(Cerita oleh: Gugus Suryaman)
TURGO.ID – Warga Lohia memiliki tradisi menganyam serat batang tumbuhan merambat yang disebut Nentu. Tradisi ini diwariskan secara turun temurun, bahkan kini masuk dalam pelajaran kesenian dan muatan lokal di sekolah-sekolah setempat. Hasil kerajinan ini selalu menjadi incaran para wisatawan yang berkunjung ke Muna, untuk dijadikan buah tangan.
Beragam kerajinan yang dihasilkan, mulai dari alas piring, tempat tisu, vas bunga, talang, baki, bosara sampai aksesoris seperti gantungan kunci dan gelang. Para pengrajin Nentu biasanya menerima pesanan sesuai keinginan pembeli.
Produk-produk yang dihasilkan dari kerajinan tangan ini terkenal awet, tidak mudah lapuk sampai berpuluh tahun. Karena batang Nentu sebagai bahan dasarnya, sangat kuat dan alot namun ringan. Bahkan produk Nentu jauh lebih tahan lama dibanding anyaman berbahan dasar rotan. Anyamannya pun sangat rapi.
Tanaman Nentu sendiri tumbuh liar di hutan-hutan Kabupaten Muna, Muna Barat, Buton Tengah, Buton, Buton Utara dan Bombana di Sulawesi Tenggara. Nentu merupakan tanaman merambat yang tumbuh dengan cara melilit batang pohon kecil atau ranting pohon besar. Batang yang sudah tua yang digunakan sebagai bahan dasar pembuatan anyaman.
Proses pembuatan anyaman ini memerlukan keterampilan dan jiwa seni. Untuk persiapan bahan dasar saja, dibutuhkan waktu tiga hari, mulai dari pengambilan, dibelah hingga penjemuran. Termasuk menyiapkan rotan kecil sebagai rangka anyaman.
Untuk membuat alas piring dengan diameter 20 sentimeter, membutuhkan waktu setengah hari bagi yang sudah terbiasa. Sementara talangan makanan berdiameter 65 sentimeter, dibutuhkan 12 sampai 15 hari sudah termasuk penutupnya. Sementara untuk bahan dasar, hitungannya 40 batang rotan membutuhkan 4 ikat Nentu yang masing-masing sebesar satu genggaman.

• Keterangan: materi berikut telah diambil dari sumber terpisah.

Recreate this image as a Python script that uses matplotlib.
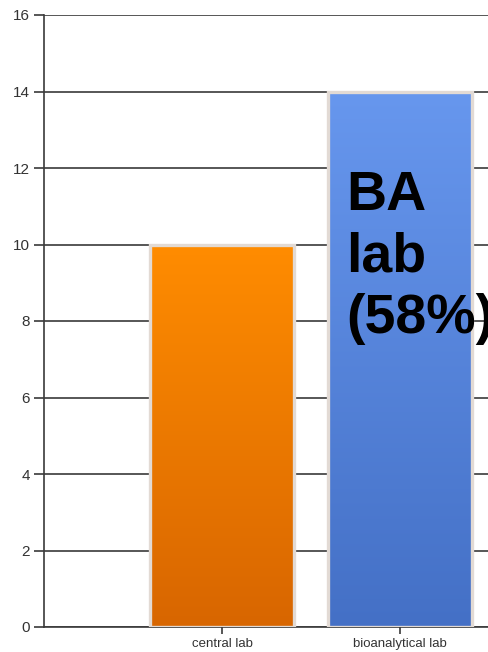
import matplotlib
matplotlib.use("Agg")
import matplotlib.pyplot as plt
import numpy as np
from matplotlib.colors import LinearSegmentedColormap

categories = ["central lab", "bioanalytical lab"]
values = [10, 14]
y_ticks = [0, 2, 4, 6, 8, 10, 12, 14, 16]
annotation = "BA\nlab\n(58%)"

top_colors = ["#FF8C00", "#6797EE"]
bottom_colors = ["#D86600", "#4470C6"]

plt.rcParams["font.family"] = ["Liberation Sans", "DejaVu Sans"]

fig = plt.figure(figsize=(4.89, 6.52), dpi=100)
ax = fig.add_axes([44 / 489, 1 - 627 / 652, 1 - 44 / 489, (627 - 15) / 652])

x = np.arange(1, len(categories) + 1)
bars = ax.bar(x, values, width=0.81, color="none", edgecolor="#e2dad4",
              linewidth=2.4, zorder=3)

grad = np.linspace(1, 0, 256).reshape(-1, 1)
for bar, tc, bc in zip(bars, top_colors, bottom_colors):
    cmap = LinearSegmentedColormap.from_list("g", [bc, tc])
    x0, y0 = bar.get_x(), bar.get_y()
    w, h = bar.get_width(), bar.get_height()
    im = ax.imshow(grad, cmap=cmap, aspect="auto", extent=[x0, x0 + w, y0, y0 + h],
                   zorder=2, interpolation="bicubic")
    im.set_clip_path(bar)

ax.set_xlim(0, 2.5)
ax.set_ylim(0, 16)
ax.set_xticks(x)
ax.set_xticklabels(categories, fontsize=9.5, color="#333333")
ax.set_yticks(y_ticks)
ax.set_yticklabels([str(t) for t in y_ticks], fontsize=11, color="#333333")

ax.set_axisbelow(True)
ax.yaxis.grid(True, color="#3a3a3a", linewidth=1.2)
for s in ["top", "right"]:
    ax.spines[s].set_visible(False)
ax.spines["left"].set_color("#3a3a3a")
ax.spines["left"].set_linewidth(1.2)
ax.spines["bottom"].set_color("#3a3a3a")
ax.spines["bottom"].set_linewidth(1.2)
ax.tick_params(axis="y", length=7, width=1.2, color="#3a3a3a", pad=3)
ax.tick_params(axis="x", length=5, width=1.2, color="#3a3a3a", pad=3)

ax.text(1.70, 11.95, annotation, fontsize=40, fontweight="bold", color="black",
        ha="left", va="top", linespacing=1.24, zorder=5, clip_on=False)

fig.savefig("out.png", dpi=100)
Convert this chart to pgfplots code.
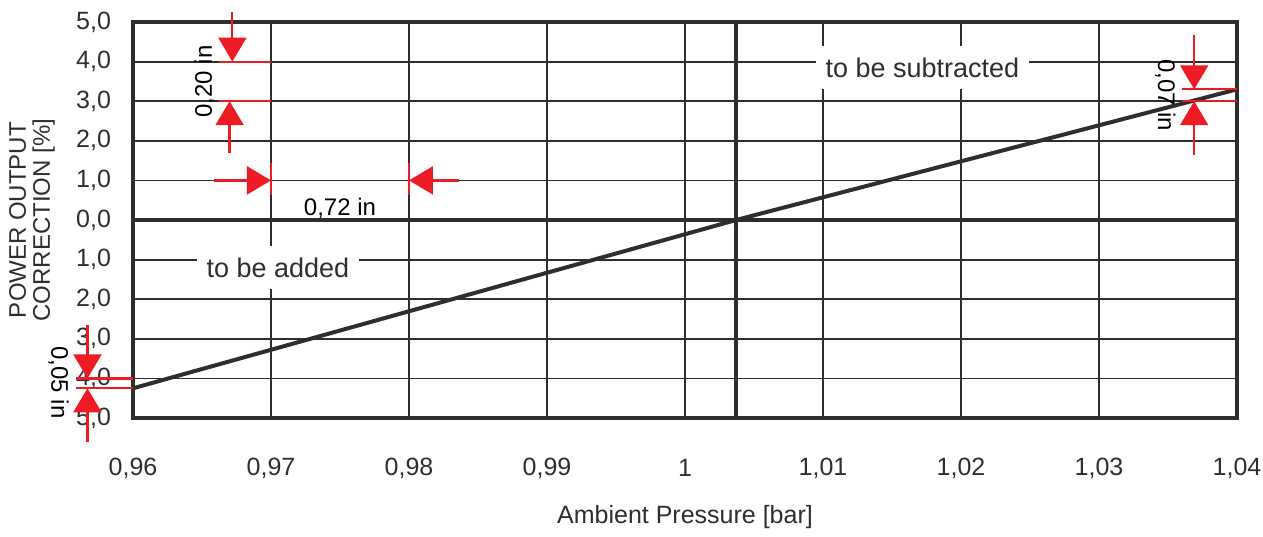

Salah satu keluarga pengrajin Nentu yang sudah 30 tahun menganyam adalah pasangan La Mulini (49) dan Wa Hamdia (48). Warga Desa Korihi ini mengambil bahan dasarnya di pulau seberang, Pure. Sehari-harinya, selain menganyam juga berkebun untuk kebutuhan hidup.
Hasil anyamannya dijual seharga Rp25 ribu untuk alas piring, Rp120 ribu untuk paket Bosara dan Rp700 ribu untuk paket talangan makanan. Namun variasi harga itu juga bisa tergantung pesanan. Biasanya sebagai pasarnya, mereka menjual hasil kerajinan kepada pengumpul yang mendatangi tiap komunitas pengrajin. Kami diberi gantungan kunci dan gelang anyaman gratis sebagai oleh-oleh dari anaknya, Ali. Cantik dan unik.
Kini, anak dan cucu La Mulini dan Wa Hamdia, telah mewarisi keahlian menganyam ini. Salah satunya Wa Ope, putri dari Ali, yang kini duduk di bangku kelas dua sekolah menengah atas. Anyamannya sangat rapi dan memberikan sentuhan seni pada tiap anyamannya, mungkin karena jiwa mudanya yang lebih kekinian. Wajar saja dia handal, Wa Ope belajar menganyam sejak kelas dua sekolah dasar.